How appropriate that I should be writing my Research Student Day presentation while Elbow's 'Lippy Kids' with its excellent refrain 'Build a rocket boys' fills the background with a bit of tuneful (prog) rock.
After several months of a fairly isolated student existence, I'm feeling a bit more part of the research community at the moment. I began to get a bit more momentum into the work as a deadline approached for my revised hypothesis/structure and literature review and I started playing my hypothesis past a few of the big players - the likes of Logsdon, Launius, Hansen and McCurdy and McDougall while asking for their views on what a Nixon presidency in 1961 might have looked like in terms of space policy.

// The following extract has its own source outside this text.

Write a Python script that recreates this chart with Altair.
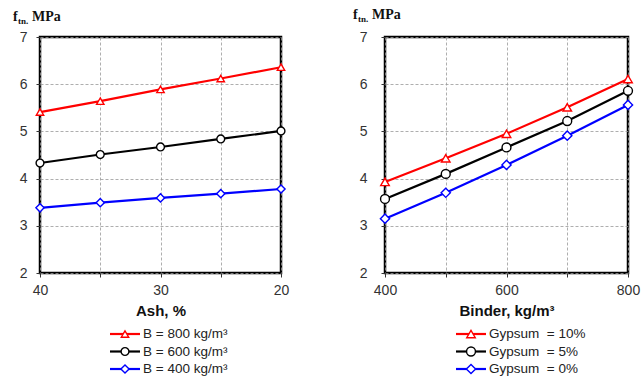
import altair as alt
import pandas as pd

# ---------------- data ----------------
ash = [40, 35, 30, 25, 20]
b800 = [5.41, 5.64, 5.89, 6.12, 6.36]
b600 = [4.33, 4.51, 4.67, 4.84, 5.01]
b400 = [3.38, 3.49, 3.59, 3.68, 3.78]
left_labels = ["B = 800 kg/m\u00b3", "B = 600 kg/m\u00b3", "B = 400 kg/m\u00b3"]

binder = [400, 500, 600, 700, 800]
g10 = [3.93, 4.43, 4.95, 5.51, 6.11]
g5 = [3.57, 4.10, 4.66, 5.22, 5.86]
g0 = [3.15, 3.70, 4.29, 4.91, 5.56]
right_labels = ["Gypsum\u00a0\u00a0= 10%", "Gypsum\u00a0\u00a0= 5%", "Gypsum\u00a0\u00a0= 0%"]

y_ticks = [2, 3, 4, 5, 6, 7]
left_x_ticks = [40, 35, 30, 25, 20]
right_x_ticks = [400, 500, 600, 700, 800]

colors = ["#ff0000", "#000000", "#0000ff"]
shapes = ["triangle-up", "circle", "diamond"]
sizes = [55, 85, 40]


def long_df(xs, series, labels):
    rows = []
    for lab, vals in zip(labels, series):
        for x, v in zip(xs, vals):
            rows.append({"x": x, "v": v, "s": lab})
    return pd.DataFrame(rows)


left_df = long_df(ash, [b800, b600, b400], left_labels)
right_df = long_df(binder, [g10, g5, g0], right_labels)


def panel(df, labels, xdomain, xticks, xtitle, label_mod, w, h, ylabpad,
          leg_x, title_x, title_y):
    color = alt.Color("s:N", scale=alt.Scale(domain=labels, range=colors), legend=None)
    shape = alt.Shape("s:N", scale=alt.Scale(domain=labels, range=shapes), legend=None)
    size = alt.Size("s:N", scale=alt.Scale(domain=labels, range=sizes), legend=None)

    xenc = alt.X("x:Q", scale=alt.Scale(domain=xdomain, nice=False),
                 axis=alt.Axis(values=xticks, title=xtitle,
                               labelExpr=f"datum.value % {label_mod} == 0 ? datum.label : ''"))
    yenc = alt.Y("v:Q", scale=alt.Scale(domain=[2, 7], nice=False),
                 axis=alt.Axis(values=y_ticks, title=None, labelPadding=ylabpad))

    base = alt.Chart(df)
    lines = base.mark_line(strokeWidth=2.2).encode(x=xenc, y=yenc, color=color)
    pts = base.mark_point(filled=False, fill="white", fillOpacity=1, opacity=1,
                          strokeWidth=1.4).encode(x=xenc, y=yenc, color=color,
                                                  shape=shape, size=size)
    data_layer = alt.layer(lines, pts)

    leg_df = pd.DataFrame({"s": labels})
    ly = alt.Y("s:N", scale=alt.Scale(type="point", domain=labels, range=[297, 332], padding=0),
               axis=None)
    lb = alt.Chart(leg_df)
    leg_rule = lb.mark_rule(strokeWidth=2.2).encode(
        x=alt.value(leg_x), x2=alt.value(leg_x + 30), y=ly, color=color)
    leg_pt = lb.mark_point(filled=False, fill="white", fillOpacity=1, opacity=1,
                           strokeWidth=1.4).encode(
        x=alt.value(leg_x + 15), y=ly, color=color, shape=shape, size=size)
    leg_txt = lb.mark_text(align="left", baseline="middle", font="Liberation Sans",
                           fontSize=13.5, color="#222").encode(
        x=alt.value(leg_x + 33), y=ly, text="s:N")
    leg_layer = alt.layer(leg_rule, leg_pt, leg_txt)

    tdf = pd.DataFrame({"f": ["f"], "sub": ["tn."], "u": ["MPa"]})
    tb = alt.Chart(tdf)
    t_f = tb.mark_text(align="left", baseline="alphabetic", font="Liberation Serif",
                       fontWeight="bold", fontSize=14, color="#111").encode(
        x=alt.value(title_x), y=alt.value(title_y), text="f:N")
    t_sub = tb.mark_text(align="left", baseline="alphabetic", font="Liberation Serif",
                         fontWeight="bold", fontSize=9, color="#111").encode(
        x=alt.value(title_x + 5), y=alt.value(title_y + 3), text="sub:N")
    t_u = tb.mark_text(align="left", baseline="alphabetic", font="Liberation Serif",
                       fontWeight="bold", fontSize=14, color="#111").encode(
        x=alt.value(title_x + 19), y=alt.value(title_y), text="u:N")

    return alt.layer(data_layer, leg_layer, t_f, t_sub, t_u).resolve_scale(
        y="independent").properties(width=w, height=h)


left = panel(left_df, left_labels, [40, 20], left_x_ticks, "Ash, %", 10,
             241, 236, 9, 70, -27, -16)
right = panel(right_df, right_labels, [400, 800], right_x_ticks, "Binder, kg/m\u00b3", 200,
              243, 236, 14, 71, -32, -18)

chart = alt.hconcat(left, right, spacing=60).properties(
    padding={"left": 11, "top": 6, "right": 0, "bottom": 0}
).configure_view(
    stroke="black", strokeWidth=2.5
).configure_axis(
    domain=False, labelFlush=False,
    grid=True, gridColor="#999", gridDash=[3, 2], gridWidth=0.8,
    ticks=True, tickColor="#333", tickSize=4, tickWidth=1,
    labelFont="Liberation Sans", labelFontSize=14, labelColor="#333",
    titleFont="Liberation Sans", titleFontSize=15, titleFontWeight="bold", titleColor="#111"
).configure_axisX(
    labelPadding=6, titlePadding=6
)

chart.save("out.html", embed_options={"renderer": "svg", "actions": False})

My current working hypothesis (based on my growing realisation that I don't think there was a direct causal effect of the media on Executive decision making) states: More than 50 years on from President Kennedy’s inauguration, a myth persists that the USA’s triumph in landing a man on the moon expanded the nation’s frontiers into the heavens – and that this expansion owes its success to the policy-making of Kennedy. In recent years, this established wisdom has been reinforced by anniversary-driven hagiography, popular television rehash and, most of all, through the lionising of JFK.

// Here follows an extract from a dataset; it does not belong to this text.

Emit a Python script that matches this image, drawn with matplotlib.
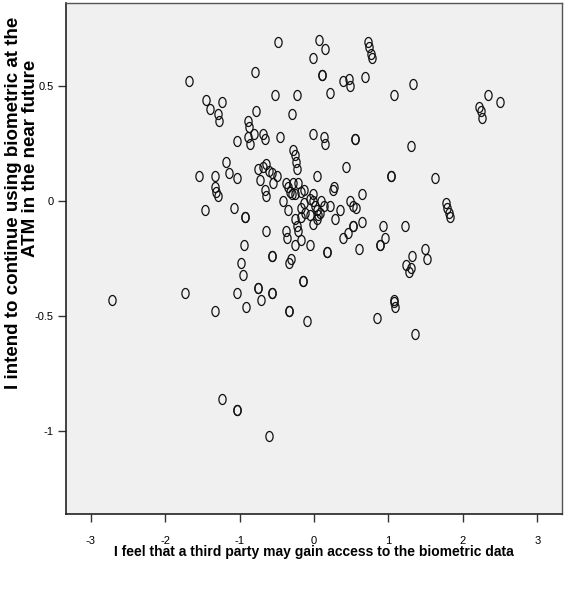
import numpy as np
import matplotlib
matplotlib.use('Agg')
import matplotlib.pyplot as plt
from matplotlib.path import Path

# scores for each respondent (x = third party access, y = intention to use)
third_party = [
    -0.48, 0.07, 0.15, -0.01, 0.73, 0.74, 0.76, 0.78, 0.11, 0.11,
    0.21, 0.39, 0.47, 0.48, 0.69, 1.07, 1.33, -0.79, -1.68, -1.45,
    -1.39, -1.24, -1.29, -1.27, -0.53, -0.23, -0.29, -0.78, -0.88, -0.87,
    -0.88, -0.86, -0.81, -1.03, -0.68, -0.66, -0.46, -0.01, 0.13, 0.15,
    0.55, 0.55, 1.30, 2.33, 2.50, 2.22, 2.24, 2.25,
    -0.28, -0.26, -0.24, -0.23, 0.43, 0.04, 1.04, 1.04, 1.62, 0.65,
    0.48, 0.52, 0.56, 1.77, 1.79, 1.81, 1.82, 0.64, 0.52, 0.52,
    0.92, 0.95, 0.89, 0.89, 1.22, 0.61, 1.49, 1.52, 1.31, 1.24,
    1.27, 1.30, -1.18, -1.55, -1.33, -1.14, -1.03, -1.33, -1.31, -1.29,
    -1.46, -1.07, -0.92, -0.92, -0.75, -0.69, -0.65, -0.61, -0.72, -0.57,
    -0.50, -0.55, -0.66, -0.64, -0.37, -0.35, -0.32, -0.28, -0.21, -0.30,
    -0.26, -0.18, -0.14, -0.42, -0.35, -0.05, -0.01, -0.02, 0.01, -0.14,
    -0.17, -0.12, -0.17, 0.10, 0.13, 0.08, 0.04, 0.06, 0.04, 0.22,
    0.26, 0.27, 0.35, 0.28, -0.26, -0.23, -0.21, -0.01, -0.06, -0.65,
    -0.38, -0.36, -0.26, -0.17, -0.06, 0.45, 0.39, -0.94,
    -0.98, -0.57, -0.57, -0.33, -0.31, -0.95, -0.15, -0.15, -0.75, -0.75,
    -0.56, -0.56, -0.71, -1.03, -0.91, -1.73, -1.33, -0.33, -0.33, -0.10,
    -1.23, -1.03, -1.03, -0.61, -2.71, 0.17, 0.17, 0.85, 1.08, 1.09,
    1.08, 1.36,
]
intention = [
    0.69, 0.70, 0.66, 0.62, 0.69, 0.67, 0.64, 0.62, 0.55, 0.55,
    0.47, 0.52, 0.53, 0.50, 0.54, 0.46, 0.51, 0.56, 0.52, 0.44,
    0.40, 0.43, 0.38, 0.35, 0.46, 0.46, 0.38, 0.39, 0.35, 0.32,
    0.28, 0.25, 0.29, 0.26, 0.29, 0.27, 0.28, 0.29, 0.28, 0.25,
    0.27, 0.27, 0.24, 0.46, 0.43, 0.41, 0.39, 0.36,
    0.22, 0.20, 0.17, 0.14, 0.15, 0.11, 0.11, 0.11, 0.10, 0.03,
    0.00, -0.02, -0.03, -0.01, -0.03, -0.05, -0.07, -0.09, -0.11, -0.11,
    -0.11, -0.16, -0.19, -0.19, -0.11, -0.21, -0.21, -0.25, -0.24, -0.28,
    -0.31, -0.29, 0.17, 0.11, 0.11, 0.12, 0.10, 0.06, 0.04, 0.02,
    -0.04, -0.03, -0.07, -0.07, 0.14, 0.15, 0.16, 0.13, 0.09, 0.12,
    0.11, 0.08, 0.05, 0.02, 0.08, 0.06, 0.04, 0.08, 0.08, 0.03,
    0.03, 0.04, 0.05, 0.00, -0.04, 0.01, 0.03, 0.00, -0.02, -0.01,
    -0.03, -0.05, -0.07, 0.00, -0.02, -0.05, -0.04, -0.06, -0.08, -0.02,
    0.05, 0.06, -0.04, -0.08, -0.08, -0.11, -0.13, -0.10, -0.06, -0.13,
    -0.13, -0.16, -0.19, -0.17, -0.19, -0.14, -0.16, -0.19,
    -0.27, -0.24, -0.24, -0.27, -0.25, -0.32, -0.35, -0.35, -0.38, -0.38,
    -0.40, -0.40, -0.43, -0.40, -0.46, -0.40, -0.48, -0.48, -0.48, -0.52,
    -0.86, -0.91, -0.91, -1.02, -0.43, -0.22, -0.22, -0.51, -0.43, -0.46,
    -0.44, -0.58,
]

x_ticks = [-3, -2, -1, 0, 1, 2, 3]
y_ticks = [0.5, 0, -0.5, -1]
y_tick_labels = ['0.5', '0', '-0.5', '-1']

fonts = ['Liberation Sans', 'DejaVu Sans']

# open ellipse marker, a bit taller than wide
t = np.linspace(0, 2 * np.pi, 64)
ellipse = Path(np.column_stack([0.36 * np.cos(t), 0.5 * np.sin(t)]))

fig = plt.figure(figsize=(5.72, 5.90), dpi=100)
ax = fig.add_axes([66 / 572, 1 - 514 / 590, 496 / 572, 511 / 590])
ax.set_facecolor('#f0f0f0')

ax.plot(third_party, intention, linestyle='none', marker=ellipse,
        markersize=7.2, markerfacecolor='none', markeredgecolor='#111111',
        markeredgewidth=0.9)

ax.set_xlim(-3.33, 3.33)
ax.set_ylim(-1.361, 0.861)

ax.set_xticks(x_ticks)
ax.set_xticklabels([str(v) for v in x_ticks], family=fonts, fontsize=8)
ax.set_yticks(y_ticks)
ax.set_yticklabels(y_tick_labels, family=fonts, fontsize=8)
ax.tick_params(direction='out', length=6, width=1, color='#333333')
ax.tick_params(axis='x', pad=10)
ax.tick_params(axis='y', pad=3)

for side in ['left', 'bottom']:
    ax.spines[side].set_color('#222222')
    ax.spines[side].set_linewidth(1.2)
for side in ['top', 'right']:
    ax.spines[side].set_color('#555555')
    ax.spines[side].set_linewidth(1.0)

fig.text(314 / 572, 1 - 552 / 590,
         'I feel that a third party may gain access to the biometric data',
         ha='center', va='center', fontsize=10, fontweight='bold', family=fonts)

# the y title is set as two lines by hand
fig.text(14 / 572, 1 - 203 / 590,
         'I intend to continue using biometric at the',
         ha='center', va='center', rotation=90, fontsize=13.5,
         fontweight='bold', family=fonts)
fig.text(31 / 572, 1 - 158 / 590, 'ATM in the near future',
         ha='center', va='center', rotation=90, fontsize=13.5,
         fontweight='bold', family=fonts)

fig.savefig('out.png', dpi=100)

This thesis will take an evidential approach in debunking the myth by presenting Kennedy as the master of political expediency, and re-evaluating Eisenhower’s role in developing effective space policy that was not limited by a race to the moon. The thesis will show how Eisenhower, from his inheritance of competing armed forces rocket programs, through the International Geophysical Year’s satellite development to his response to the Sputnik Autumn of 1957 set in track a process that enabled the creation of an agency that could deliver a space programme that, step-by-step, would open space in its widest sense to the American spirit of exploration. Using primary evidence from NASA’s Historical Collection and the Eisenhower Presidential Library, primary evidence from the Kennedy Presidential papers and recordings, and by extrapolating what a Nixon Presidency in 1961 might have meant for space policy, the thesis demonstrates that far from stretching America’s frontier to the heavens, Kennedy’s space policy was little more than an expedient reaction to the Bay of Pigs fiasco and the first earth orbit of Yuri Gagarin. Source material from both Eisenhower and Kennedy’s White House circles shows that Kennedy hijacked Eisenhower and NASA’s systematic and logical plan for space exploration, replacing it with a single-focus event: high on symbolic achievement, but entirely limiting in terms of truly extending America’s frontier into space.
The thesis will add to the discourse on the politics of the early years of space endeavour by making a first attempt to compare and contrast directly Eisenhower and Kennedy’s space policy decision making, highlighting Eisenhower’s low-key response to the Soviet ‘smoke and mirrors’; preference for unmanned space missions; and desire to separate scientific and military uses of space, with Kennedy’s direct challenge to Khrushchev which coalesced all NASA’s focus into the race for the moon. It also speculates on what might have been different had Nixon triumphed in the 1960 Presidential election.
In using space policy as the case study for Presidential decision making, this paper applies another contextual layer: the changing role of the media as the 1950s gave way to the 1960s and ushered in a new era of television news and debate; a new breed of space-enthralled journalist, and a new passion for all aspects of popular media: space as conquered by its ‘all American Boys’.
In summary, this paper re-evaluates Eisenhower’s contribution to the United States’ journey into space and, in so doing, places Kennedy’s mass-appeal rhetoric and policy making in true perspective: not as the champion of Apollo, but as the limiting factor that caused America to lose its way as it sought to push its frontier to the heavens.
None of the greats have knocked back my hypothesis and the general response has been positive. Now it sits with my supervisors for their comment - and it'll be open to the scrutiny of the Brunel research community on May 4 (may the fourth be with me!).
I've just been through a Saturday school where I had the chance to try out a shortened version of my presentation which drew precisely no questions.....probably not good - but the audience was made up of economists, organisational learning experts, educators and IT pros, with only one other historian in attendance. Still, I would have liked to elicit at least some reaction - but it was a long day and everyone was rather more concerned with their own presentation.
Anyway, it was just good to get together with other PhD students and have the kind of nerdy conversation that you just can't have at home - although why my kids aren't more interested in the US separation of government, I'll never know.